Сомнений нет: масса, захваченная бургиньонской пропагандой и втянутая в партийную борьбу, созревает для решительного разрыва с традицией «святого королевства». Через полгода после Азенкура в Париже открыт обширный бургиньонский заговор, имевший, по-видимому, целью убить всю королевскую семью и посадить на престол Иоанна. Граф д’Арманьяк, фактический диктатор, рубит головы изменникам и пораженцам, дезертирам и военачальникам, пасующим перед англичанами. Но он, конечно, не в силах остановить катастрофу. Бургиньонские листки продолжают распространяться по Парижу. И в октябре 1416 г. Иоанн с помпой встречается в Кале с Генрихом V.

Результаты свидания содержатся в глубокой тайне, и миллионы людей долго ещё ничего не будут понимать в бургиньонской игре. Но герцог Бургундский переступил в Кале через последнюю черту: он обязался своими действиями оказывать фактическую поддержку англичанам, а в дальнейшем, когда будут достигнуты достаточные военные успехи, признать Ланкастера королём Франции.

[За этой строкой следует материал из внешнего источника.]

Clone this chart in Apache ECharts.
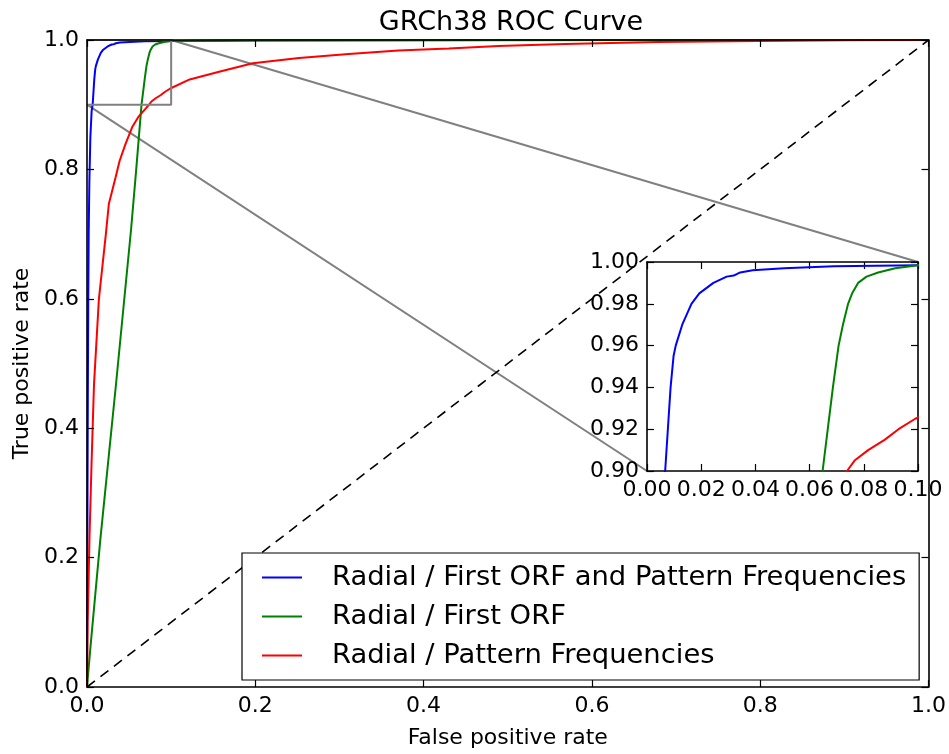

В следующем (1417-м) году Генрих V вновь появляется в Нормандии со своими войсками. И это уже не рейд, а начало систематического завоевания.

* * *

Тем временем во Франции умерли один за другим герцог Гюйенский и второй дофин, герцог Туренский. Наследником престола и, следовательно, врагом номер один для бургиньонов стал младший сын Карла VI, четырнадцатилетний граф де Понтье. И внезапно бургиньоны получили огромный козырь в свою игру: под влиянием графа д’Арманьяка юный дофин насмерть рассорился со своей матерью. С согласия дофина королеве Изабо урезали её штат, к чему она была особенно чувствительна, и отправили в своего рода ссылку в Тур. Там бургиньонам удалось перехватить королеву, возненавидевшую своего сына. Нет никакого сомнения в том, что и по смыслу монархической традиции, и по букве распоряжений Карла VI функции больного короля были переданы наследнику престола; тем не менее в Туре с этого момента организовалось бургиньонское правительство в изгнании, распоряжавшееся от имени королевы и чеканившее монету с её изображением.

Пока население в дикой панике бежало из Нормандии от англичан, дофин судорожно старался восстановить внутренний мир, добиваясь от Иоанна разрыва соглашений, «которые у него имеются или могут иметься с англичанами». Конференции в Ла-Томб как будто приводили к цели. Но теперь против «гнилого мира» упёрся граф д’Арманьяк. И пока дофин старался устранить его оппозицию, в Париже в ночь с 28 на 29 мая 1418 г. произошло новое восстание, и столица перешла в руки бургиньонов. Завернув дофина в простыню, прево Парижа Танги дю Шатель едва успел укрыть его в Бастилии.

По всему городу шли бесчисленные аресты, убийства и грабежи. Попытка Танги вернуть столицу под власть дофина кончилась неудачей, и дофин из Бастилии отступил на Луару, бросив Париж, куда он вернётся только через 19 лет. «По милости Божией, мы можем теперь свободно вести наши прения и возвышать голос правды», – восторженно заявлял Университет, пока отдельные его члены, настроенные антибургиньонски, бежали вслед за дофином на юг или «вычищались» самым радикальным способом (отправкой на тот свет). Одновременно с отменой всех налогов бургиньонская власть установила смертную казнь за недоносительство на арманьяков. Затем, когда тюрьмы наполнились до отказа, толпа, как в 1413 г., бросилась резать арестованных. Точные цифры назвать невозможно, их и среди современников толком никто не знал, но можно считать несомненным, что никогда больше, – ни в сентябре 1792 г. и ни в какой иной момент – Париж не видел того, что он видел в мае – июне – июле – августе 1418 г. «Парижский Буржуа», сам отъявленный бургиньон, рассказывает об «убийстве по ошибке» беременных женщин, о женских трупах, «в одной рубашке» валявшихся на улицах. В Большом Шатле арестованные сопротивлялись несколько часов, пока их не сожгли вместе с тюрьмой. Беспрерывные аресты вновь наполняли тюрьмы, впредь до новой «чистки». Настоящая вакханалия повальных конфискаций обогащала победителей; по словам Жувенеля, только три бургундских военачальника, первыми вошедшие в Париж в момент переворота (Вилье де Лиль-Адам, Шателюс и Ле-Во-де-Б ар), захватили каждый не менее 100 тысяч золотых экю, т. е. свыше миллиона в золотых франках 1913 г. (причём покупательная способность золота была в XV веке значительно выше, чем в ХХ-м). Все видные университетские деятели, начиная с благополучно вернувшегося Кошона, стали в Париже домовладельцами. А жён и детей прежних хозяев «выгоняли полуголыми на улицу».